→ Directions for this task: Set all the material down again unchanged, without the pictures.

→ Supplied information:
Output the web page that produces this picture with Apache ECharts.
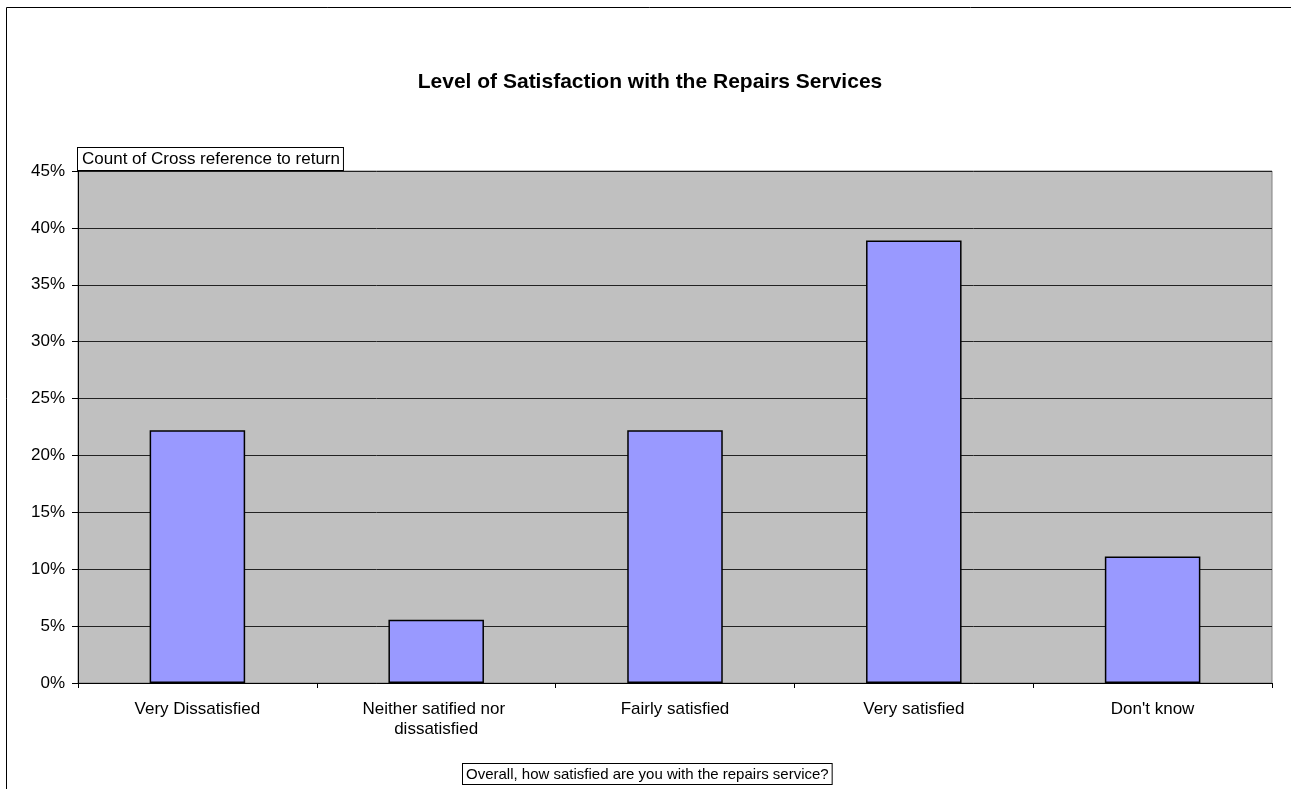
<!DOCTYPE html>
<html>
<head>
<meta charset="utf-8">
<style>
  html, body { margin: 0; padding: 0; background: #fff; }
  #chart { width: 1291px; height: 789px; }
</style>
<script src="https://cdn.jsdelivr.net/npm/echarts@6/dist/echarts.min.js"></script>
</head>
<body>
<div id="chart"></div>
<script>
// Survey responses (share of respondents, %)
const categories = [
  'Very Dissatisfied',
  'Neither satified nor dissatisfied',
  'Fairly satisfied',
  'Very satisfied',
  "Don't know"
];
const shares = [22.22, 5.56, 22.22, 38.89, 11.11];
const chartTitle = 'Level of Satisfaction with the Repairs Services';
const valueFieldName = 'Count of Cross reference to return';
const categoryFieldName = 'Overall, how satisfied are you with the repairs service?';

const FONT = 'Liberation Sans, Arial, sans-serif';

const chart = echarts.init(document.getElementById('chart'), null, { renderer: 'canvas' });

chart.setOption({
  animation: false,
  backgroundColor: '#ffffff',
  textStyle: { fontFamily: FONT },
  title: {
    text: chartTitle,
    left: 645,
    textAlign: 'center',
    top: 67,
    textStyle: { fontFamily: FONT, fontSize: 21, fontWeight: 'bold', color: '#000' }
  },
  grid: {
    left: 78,
    right: 19,
    top: 171,
    bottom: 106,
    show: true,
    backgroundColor: '#C0C0C0',
    borderColor: '#808080',
    borderWidth: 1
  },
  xAxis: {
    type: 'category',
    data: categories,
    boundaryGap: true,
    axisLine: { show: true, lineStyle: { color: '#000', width: 1 } },
    axisTick: { show: true, alignWithLabel: false, length: 5, lineStyle: { color: '#000' } },
    axisLabel: {
      color: '#000',
      fontSize: 17,
      fontFamily: FONT,
      margin: 16,
      width: 200,
      overflow: 'break',
      lineHeight: 20,
      interval: 0
    },
    splitLine: { show: false }
  },
  yAxis: {
    type: 'value',
    min: 0,
    max: 45,
    interval: 5,
    name: valueFieldName,
    nameLocation: 'end',
    nameGap: 1,
    nameTextStyle: {
      align: 'left',
      verticalAlign: 'bottom',
      color: '#000',
      fontSize: 17,
      fontFamily: FONT,
      backgroundColor: '#fff',
      borderColor: '#000',
      borderWidth: 1,
      padding: [3, 3, 2, 4]
    },
    axisLine: { show: true, lineStyle: { color: '#000', width: 1 } },
    axisTick: { show: true, length: 6, lineStyle: { color: '#000' } },
    axisLabel: {
      color: '#000',
      fontSize: 17,
      fontFamily: FONT,
      margin: 13,
      formatter: v => v + '%'
    },
    splitLine: { show: true, lineStyle: { color: '#222', width: 1 } }
  },
  series: [{
    type: 'bar',
    data: shares,
    barWidth: '40%',
    itemStyle: { color: '#9999FF', borderColor: '#000', borderWidth: 1.5 }
  }],
  graphic: [
    {
      // chart frame (left and top edges visible)
      type: 'rect',
      shape: { x: 6.5, y: 7.5, width: 2000, height: 2000 },
      style: { fill: 'none', stroke: '#000', lineWidth: 1 },
      silent: true,
      z: 100
    },
    {
      type: 'text',
      left: 462,
      top: 763,
      style: {
        text: categoryFieldName,
        font: '15px ' + FONT,
        fill: '#000',
        backgroundColor: '#fff',
        borderColor: '#000',
        borderWidth: 1,
        padding: [3, 3, 2, 3]
      },
      z: 100
    }
  ]
});
</script>
</body>
</html>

→ Exercise result:
Output the web page that produces this picture with Apache ECharts.
<!DOCTYPE html>
<html>
<head>
<meta charset="utf-8">
<style>
  html, body { margin: 0; padding: 0; background: #fff; }
  #chart { width: 1291px; height: 789px; }
</style>
<script src="https://cdn.jsdelivr.net/npm/echarts@6/dist/echarts.min.js"></script>
</head>
<body>
<div id="chart"></div>
<script>
// Survey responses (share of respondents, %)
const categories = [
  'Very Dissatisfied',
  'Neither satified nor dissatisfied',
  'Fairly satisfied',
  'Very satisfied',
  "Don't know"
];
const shares = [22.22, 5.56, 22.22, 38.89, 11.11];
const chartTitle = 'Level of Satisfaction with the Repairs Services';
const valueFieldName = 'Count of Cross reference to return';
const categoryFieldName = 'Overall, how satisfied are you with the repairs service?';

const FONT = 'Liberation Sans, Arial, sans-serif';

const chart = echarts.init(document.getElementById('chart'), null, { renderer: 'canvas' });

chart.setOption({
  animation: false,
  backgroundColor: '#ffffff',
  textStyle: { fontFamily: FONT },
  title: {
    text: chartTitle,
    left: 645,
    textAlign: 'center',
    top: 67,
    textStyle: { fontFamily: FONT, fontSize: 21, fontWeight: 'bold', color: '#000' }
  },
  grid: {
    left: 78,
    right: 19,
    top: 171,
    bottom: 106,
    show: true,
    backgroundColor: '#C0C0C0',
    borderColor: '#808080',
    borderWidth: 1
  },
  xAxis: {
    type: 'category',
    data: categories,
    boundaryGap: true,
    axisLine: { show: true, lineStyle: { color: '#000', width: 1 } },
    axisTick: { show: true, alignWithLabel: false, length: 5, lineStyle: { color: '#000' } },
    axisLabel: {
      color: '#000',
      fontSize: 17,
      fontFamily: FONT,
      margin: 16,
      width: 200,
      overflow: 'break',
      lineHeight: 20,
      interval: 0
    },
    splitLine: { show: false }
  },
  yAxis: {
    type: 'value',
    min: 0,
    max: 45,
    interval: 5,
    name: valueFieldName,
    nameLocation: 'end',
    nameGap: 1,
    nameTextStyle: {
      align: 'left',
      verticalAlign: 'bottom',
      color: '#000',
      fontSize: 17,
      fontFamily: FONT,
      backgroundColor: '#fff',
      borderColor: '#000',
      borderWidth: 1,
      padding: [3, 3, 2, 4]
    },
    axisLine: { show: true, lineStyle: { color: '#000', width: 1 } },
    axisTick: { show: true, length: 6, lineStyle: { color: '#000' } },
    axisLabel: {
      color: '#000',
      fontSize: 17,
      fontFamily: FONT,
      margin: 13,
      formatter: v => v + '%'
    },
    splitLine: { show: true, lineStyle: { color: '#222', width: 1 } }
  },
  series: [{
    type: 'bar',
    data: shares,
    barWidth: '40%',
    itemStyle: { color: '#9999FF', borderColor: '#000', borderWidth: 1.5 }
  }],
  graphic: [
    {
      // chart frame (left and top edges visible)
      type: 'rect',
      shape: { x: 6.5, y: 7.5, width: 2000, height: 2000 },
      style: { fill: 'none', stroke: '#000', lineWidth: 1 },
      silent: true,
      z: 100
    },
    {
      type: 'text',
      left: 462,
      top: 763,
      style: {
        text: categoryFieldName,
        font: '15px ' + FONT,
        fill: '#000',
        backgroundColor: '#fff',
        borderColor: '#000',
        borderWidth: 1,
        padding: [3, 3, 2, 3]
      },
      z: 100
    }
  ]
});
</script>
</body>
</html>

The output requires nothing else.